Neurosurgery covers operations on the brain and spinal system, including the removal of brain tumours and blood clots.
It is proposed that all six South Island neurosurgeons should be based in Christchurch.
Richard Thomson, of the Southern DHB, says that would be unsafe and inconvenient for 300,000 people in Otago and Southland.
"It's our view that not only will this provide a less safe service to the people of Otago and Southland, but it's actually going to cost a couple of million dollars a year more to provide.
"I simply don't understand why you would put in place an inferior service for the southern half of the South Island at an additional cost of a couple of million dollars."
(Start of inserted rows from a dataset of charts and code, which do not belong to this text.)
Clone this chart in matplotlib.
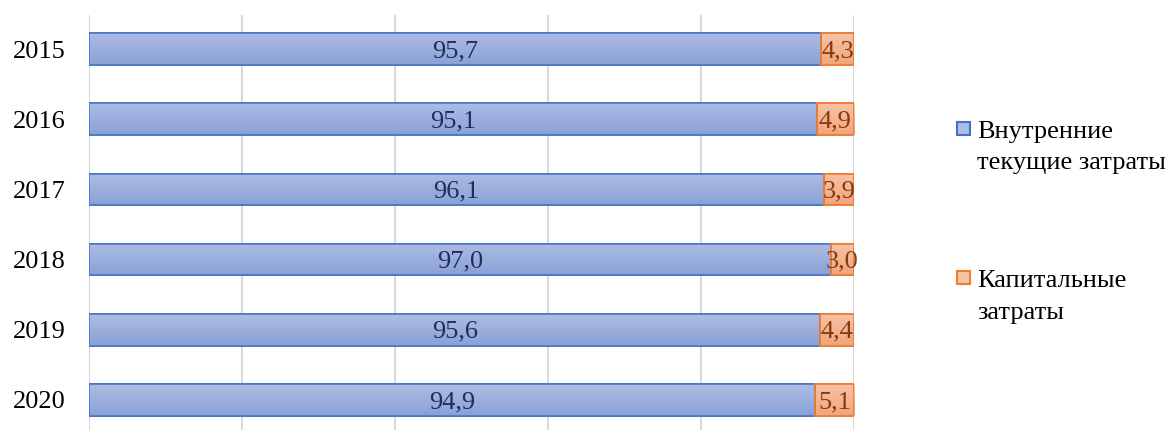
import numpy as np
import matplotlib
matplotlib.use("Agg")
import matplotlib.pyplot as plt
from matplotlib.patches import Rectangle

years = ["2015", "2016", "2017", "2018", "2019", "2020"]
current = [95.7, 95.1, 96.1, 97.0, 95.6, 94.9]
capital = [4.3, 4.9, 3.9, 3.0, 4.4, 5.1]
series_names = ["Внутренние\nтекущие затраты", "Капитальные\nзатраты"]

plt.rcParams["font.family"] = ["Liberation Serif", "DejaVu Serif"]

blue_top, blue_bot, blue_edge = "#adbce3", "#8aa1d7", "#4472c4"
orng_top, orng_bot, orng_edge = "#f7c3a6", "#f2a47c", "#ed7d31"

fig = plt.figure(figsize=(11.69, 4.30), dpi=100)
ax = fig.add_axes([89 / 1169, 0.0, 765 / 1169, 1 - 15 / 430])

y = np.arange(len(years))
h = 0.45
b1 = ax.barh(y, current, height=h, color=blue_bot, edgecolor=blue_edge, linewidth=1.1, zorder=3)
b2 = ax.barh(y, capital, left=current, height=h, color=orng_bot, edgecolor=orng_edge, linewidth=1.3, zorder=3)


def shade(bars, c_top, c_bot):
    grad = np.linspace(0, 1, 64).reshape(-1, 1)
    cmap = matplotlib.colors.LinearSegmentedColormap.from_list("g", [c_top, c_bot])
    for p in bars:
        x0, y0 = p.get_x(), p.get_y()
        w, hh = p.get_width(), p.get_height()
        im = ax.imshow(grad, cmap=cmap, aspect="auto", extent=[x0, x0 + w, y0 + hh, y0],
                       zorder=3.1, origin="upper")
        im.set_clip_path(p)
        # redraw edge on top
        ax.add_patch(Rectangle((x0, y0), w, hh, fill=False, edgecolor=p.get_edgecolor(),
                               linewidth=p.get_linewidth(), zorder=3.2))


shade(b1, blue_top, blue_bot)
shade(b2, orng_top, orng_bot)

fmt = lambda v: f"{v:.1f}".replace(".", ",")
for bars, vals, col in [(b1, current, "#1f2d5c"), (b2, capital, "#843c0c")]:
    txts = ax.bar_label(bars, labels=[fmt(v) for v in vals], label_type="center",
                        fontsize=19, color=col, zorder=5)
    for t in txts:
        t.set_y(t.get_position()[1] - 1.5)  # nudge down a little

ax.set_xlim(0, 100)
ax.set_ylim(5 + 30 / 70.2, -34 / 70.2)
ax.set_xticks(np.arange(0, 101, 20))
ax.set_xticklabels([])
ax.set_yticks(y)
ax.set_yticklabels(years, fontsize=19)
ax.tick_params(axis="both", length=0)
ax.tick_params(axis="y", pad=17)
ax.grid(axis="x", color="#d9d9d9", linewidth=1.5, zorder=0)
ax.set_axisbelow(True)
for s in ax.spines.values():
    s.set_visible(False)

# legend drawn by hand to keep the marker on the first text line
W, H = 1169, 430
leg = [(series_names[0], blue_top, blue_edge, 122), (series_names[1], orng_top, orng_edge, 271)]
for name, fc, ec, ytop in leg:
    fig.add_artist(Rectangle((957 / W, 1 - (ytop + 13) / H), 13 / W, 13 / H, facecolor=fc,
                             edgecolor=ec, linewidth=1.5, transform=fig.transFigure))
    for i, line in enumerate(name.split("\n")):
        fig.text(977 / W, 1 - (ytop + 16 + 31.5 * i) / H, line, fontsize=19,
                 va="baseline", ha="left", color="black")

fig.savefig("out.png", dpi=100)
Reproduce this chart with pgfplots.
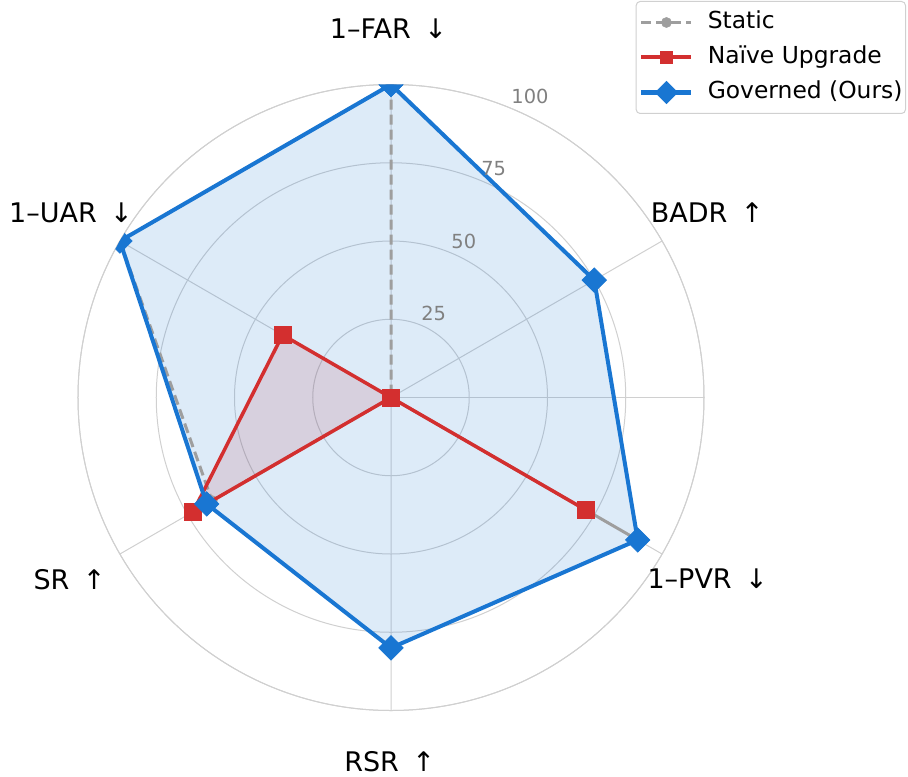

Dunedin surgeon Richard Bunton says removing specialists from Dunedin would have wide-ranging effects, including for medical training.
"Many, many services in New Zealand hospitals are based on two specialists, particularly in the smaller hospitals. So we may as well close the doors on all our small hospitals.
"What we are good at in New Zealand is providing services that are configured to suit the challenges that we have."
Health Minister Tony Ryall says the South Island needs a safe, reliable service.
A panel has been appointed to advise the Director-General of Health on the matter.